Bill sponsor Rep. Eliason, R-Sandy, urged lawmakers to support it, saying it would provide crucial funding to help manage the shelter while also providing funds to offset some of the impacts a new homeless shelter would create a community.
Without the bill, Salt Lake County may have a difficult time finding a "host city" for the third site, Eliason said.
"If (a city) knows it's just going to be a drain on their general fund, in addition to law enforcement issues a city may face, I submit to you: Why would any city even investigate hosting an additional shelter?" he said. "Good luck trying to incentivize a city to take this other shelter being contemplated as part of the plan."

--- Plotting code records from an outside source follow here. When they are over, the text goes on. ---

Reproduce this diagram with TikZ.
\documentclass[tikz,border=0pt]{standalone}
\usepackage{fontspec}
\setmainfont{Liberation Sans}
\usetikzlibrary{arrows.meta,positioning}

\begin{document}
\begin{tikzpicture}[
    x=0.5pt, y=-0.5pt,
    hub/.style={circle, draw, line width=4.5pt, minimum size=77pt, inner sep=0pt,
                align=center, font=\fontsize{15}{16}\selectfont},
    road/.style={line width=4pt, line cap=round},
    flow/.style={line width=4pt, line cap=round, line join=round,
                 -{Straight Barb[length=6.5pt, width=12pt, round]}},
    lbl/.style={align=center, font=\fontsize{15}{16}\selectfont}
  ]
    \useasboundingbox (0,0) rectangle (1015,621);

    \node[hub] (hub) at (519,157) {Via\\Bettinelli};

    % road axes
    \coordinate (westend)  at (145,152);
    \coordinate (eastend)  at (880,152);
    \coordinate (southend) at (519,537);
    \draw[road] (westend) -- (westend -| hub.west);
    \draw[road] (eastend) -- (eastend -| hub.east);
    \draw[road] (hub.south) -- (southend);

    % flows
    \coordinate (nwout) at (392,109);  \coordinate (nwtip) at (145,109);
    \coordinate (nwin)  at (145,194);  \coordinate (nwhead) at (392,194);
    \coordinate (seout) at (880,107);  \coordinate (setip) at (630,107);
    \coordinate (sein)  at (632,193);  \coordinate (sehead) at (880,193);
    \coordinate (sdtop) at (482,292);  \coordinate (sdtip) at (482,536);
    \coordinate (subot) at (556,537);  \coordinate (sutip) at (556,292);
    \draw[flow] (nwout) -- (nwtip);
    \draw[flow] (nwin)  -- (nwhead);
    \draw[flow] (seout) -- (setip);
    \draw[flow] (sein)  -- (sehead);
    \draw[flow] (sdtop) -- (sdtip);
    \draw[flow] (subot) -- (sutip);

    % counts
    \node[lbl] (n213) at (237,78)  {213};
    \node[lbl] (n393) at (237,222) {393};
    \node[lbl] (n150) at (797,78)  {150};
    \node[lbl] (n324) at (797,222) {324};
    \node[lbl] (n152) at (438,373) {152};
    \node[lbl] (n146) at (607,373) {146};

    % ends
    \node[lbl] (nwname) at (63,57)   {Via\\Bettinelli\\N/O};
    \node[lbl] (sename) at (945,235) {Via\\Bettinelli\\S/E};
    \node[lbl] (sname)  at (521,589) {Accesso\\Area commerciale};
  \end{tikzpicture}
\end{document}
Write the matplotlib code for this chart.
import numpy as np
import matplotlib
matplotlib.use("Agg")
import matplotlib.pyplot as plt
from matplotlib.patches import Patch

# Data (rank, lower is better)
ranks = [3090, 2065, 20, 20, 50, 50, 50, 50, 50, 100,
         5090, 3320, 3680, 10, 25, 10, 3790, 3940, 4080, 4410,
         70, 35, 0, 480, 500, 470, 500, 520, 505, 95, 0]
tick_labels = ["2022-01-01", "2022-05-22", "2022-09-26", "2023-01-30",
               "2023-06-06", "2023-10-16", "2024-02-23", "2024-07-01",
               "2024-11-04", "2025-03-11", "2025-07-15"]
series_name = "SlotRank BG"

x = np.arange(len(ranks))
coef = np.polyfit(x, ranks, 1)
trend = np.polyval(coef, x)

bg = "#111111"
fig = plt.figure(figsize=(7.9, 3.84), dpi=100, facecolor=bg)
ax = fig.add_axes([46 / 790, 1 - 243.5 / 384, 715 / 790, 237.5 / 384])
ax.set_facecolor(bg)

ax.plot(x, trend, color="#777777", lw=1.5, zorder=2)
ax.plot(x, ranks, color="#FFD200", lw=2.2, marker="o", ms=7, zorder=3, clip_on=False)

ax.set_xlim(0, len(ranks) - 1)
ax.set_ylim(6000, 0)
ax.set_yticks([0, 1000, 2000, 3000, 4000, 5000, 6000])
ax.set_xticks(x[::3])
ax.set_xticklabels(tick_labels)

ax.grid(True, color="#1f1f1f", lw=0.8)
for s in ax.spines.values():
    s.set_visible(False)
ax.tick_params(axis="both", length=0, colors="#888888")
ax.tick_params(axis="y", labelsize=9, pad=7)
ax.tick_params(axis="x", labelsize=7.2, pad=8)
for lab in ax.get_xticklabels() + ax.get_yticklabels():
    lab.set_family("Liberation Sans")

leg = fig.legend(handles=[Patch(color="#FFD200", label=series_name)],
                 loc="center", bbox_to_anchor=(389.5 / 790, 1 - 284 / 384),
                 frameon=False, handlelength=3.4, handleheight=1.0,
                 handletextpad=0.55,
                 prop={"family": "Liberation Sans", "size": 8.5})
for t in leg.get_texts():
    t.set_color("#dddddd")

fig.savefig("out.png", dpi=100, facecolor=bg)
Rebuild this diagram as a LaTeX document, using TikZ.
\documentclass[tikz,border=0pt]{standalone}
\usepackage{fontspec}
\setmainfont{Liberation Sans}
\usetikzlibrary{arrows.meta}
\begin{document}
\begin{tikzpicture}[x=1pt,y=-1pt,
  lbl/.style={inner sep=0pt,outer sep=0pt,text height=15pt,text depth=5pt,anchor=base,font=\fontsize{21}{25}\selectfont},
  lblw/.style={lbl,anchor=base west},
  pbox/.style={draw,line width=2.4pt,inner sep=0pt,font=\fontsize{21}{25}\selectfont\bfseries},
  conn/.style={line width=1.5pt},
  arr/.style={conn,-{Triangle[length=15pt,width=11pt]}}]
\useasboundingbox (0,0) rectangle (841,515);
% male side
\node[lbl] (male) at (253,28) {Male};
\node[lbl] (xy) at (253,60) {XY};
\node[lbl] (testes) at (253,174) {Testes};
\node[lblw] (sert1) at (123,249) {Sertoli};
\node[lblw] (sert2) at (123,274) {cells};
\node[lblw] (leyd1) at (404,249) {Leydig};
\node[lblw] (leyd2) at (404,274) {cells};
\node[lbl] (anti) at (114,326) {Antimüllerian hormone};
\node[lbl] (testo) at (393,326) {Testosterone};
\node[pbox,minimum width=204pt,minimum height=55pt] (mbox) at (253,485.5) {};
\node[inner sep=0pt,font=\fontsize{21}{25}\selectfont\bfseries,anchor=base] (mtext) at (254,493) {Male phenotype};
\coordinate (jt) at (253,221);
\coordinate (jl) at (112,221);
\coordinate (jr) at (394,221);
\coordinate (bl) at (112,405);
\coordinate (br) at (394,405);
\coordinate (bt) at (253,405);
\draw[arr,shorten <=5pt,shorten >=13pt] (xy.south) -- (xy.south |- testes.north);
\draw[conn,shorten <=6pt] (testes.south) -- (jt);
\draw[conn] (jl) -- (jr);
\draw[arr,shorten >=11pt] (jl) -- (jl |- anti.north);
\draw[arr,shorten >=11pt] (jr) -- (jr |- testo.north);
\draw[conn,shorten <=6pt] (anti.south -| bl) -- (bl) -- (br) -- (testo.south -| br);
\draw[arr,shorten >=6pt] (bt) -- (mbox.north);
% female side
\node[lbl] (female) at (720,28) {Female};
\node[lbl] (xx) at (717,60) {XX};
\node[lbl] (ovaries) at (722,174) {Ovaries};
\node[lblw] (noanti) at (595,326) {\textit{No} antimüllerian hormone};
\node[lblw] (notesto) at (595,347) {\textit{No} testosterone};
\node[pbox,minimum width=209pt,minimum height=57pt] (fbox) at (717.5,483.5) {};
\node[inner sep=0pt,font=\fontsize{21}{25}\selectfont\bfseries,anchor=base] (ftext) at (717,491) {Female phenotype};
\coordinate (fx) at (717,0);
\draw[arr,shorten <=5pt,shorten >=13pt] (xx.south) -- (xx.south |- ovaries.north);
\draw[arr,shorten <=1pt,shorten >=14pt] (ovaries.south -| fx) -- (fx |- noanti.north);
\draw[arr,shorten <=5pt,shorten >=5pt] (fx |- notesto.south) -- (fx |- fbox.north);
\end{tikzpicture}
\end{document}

Eliason added that it will be difficult to fund the shelters' operation, estimated to cost roughly $2 million per year for a 200-bed shelter. The two Salt Lake City shelters are capped at 200 beds, and the Salt Lake County shelter could be 200 to 300 beds.
Yet lawmakers worried that the bill would cause counties to raise taxes to make up the difference they'd be required to pay to the state.

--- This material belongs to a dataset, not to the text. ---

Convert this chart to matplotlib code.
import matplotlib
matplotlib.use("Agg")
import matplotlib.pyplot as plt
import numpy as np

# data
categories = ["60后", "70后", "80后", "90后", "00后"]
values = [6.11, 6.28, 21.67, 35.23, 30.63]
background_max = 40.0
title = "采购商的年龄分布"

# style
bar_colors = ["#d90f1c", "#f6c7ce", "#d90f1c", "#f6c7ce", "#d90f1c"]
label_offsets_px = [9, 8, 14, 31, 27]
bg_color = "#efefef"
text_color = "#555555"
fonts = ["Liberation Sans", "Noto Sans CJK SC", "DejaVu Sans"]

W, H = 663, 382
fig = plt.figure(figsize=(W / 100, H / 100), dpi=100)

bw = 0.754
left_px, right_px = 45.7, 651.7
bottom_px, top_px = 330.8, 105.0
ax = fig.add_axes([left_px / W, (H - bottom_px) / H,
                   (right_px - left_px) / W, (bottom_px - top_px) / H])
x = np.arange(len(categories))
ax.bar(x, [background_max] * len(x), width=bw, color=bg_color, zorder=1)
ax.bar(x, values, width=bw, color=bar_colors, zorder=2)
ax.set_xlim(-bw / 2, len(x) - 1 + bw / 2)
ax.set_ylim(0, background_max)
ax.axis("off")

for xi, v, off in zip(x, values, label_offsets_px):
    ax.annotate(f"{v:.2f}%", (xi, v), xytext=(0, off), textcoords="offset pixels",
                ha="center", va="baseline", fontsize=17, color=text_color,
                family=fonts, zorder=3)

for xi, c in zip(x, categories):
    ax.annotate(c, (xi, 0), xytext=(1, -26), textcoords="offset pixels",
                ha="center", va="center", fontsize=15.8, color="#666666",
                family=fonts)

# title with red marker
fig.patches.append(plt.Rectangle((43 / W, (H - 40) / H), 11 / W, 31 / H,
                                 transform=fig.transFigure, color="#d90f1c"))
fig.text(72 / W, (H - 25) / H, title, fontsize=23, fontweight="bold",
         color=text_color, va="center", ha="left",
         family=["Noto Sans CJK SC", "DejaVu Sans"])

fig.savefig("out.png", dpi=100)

"I don't know if any county has extra in their budget," said Rep. Ken Ivory, R-West Jordan.
HB452's failure was a disappointment, McAdams said, but doesn't doom plans to revamp homeless services. It's an issue state leaders need to address, he said, if not this year, then next year.
"We do need to figure out the ongoing operations of the shelters and how they're going to be funded," the county mayor said.
When asked if the bill's failure will complicate Salt Lake County's search for a new city to host the third site, McAdams said, "I think we can still move forward."
"This is not a road block. It's just a piece of the puzzle that needs to be figured out at some point. Sooner is better than later, but we've got time to figure this out, even if it's another legislative session," he said.
Eliason said in a text message he doesn't intend to try to revive the bill during this session, which ends at midnight Thursday.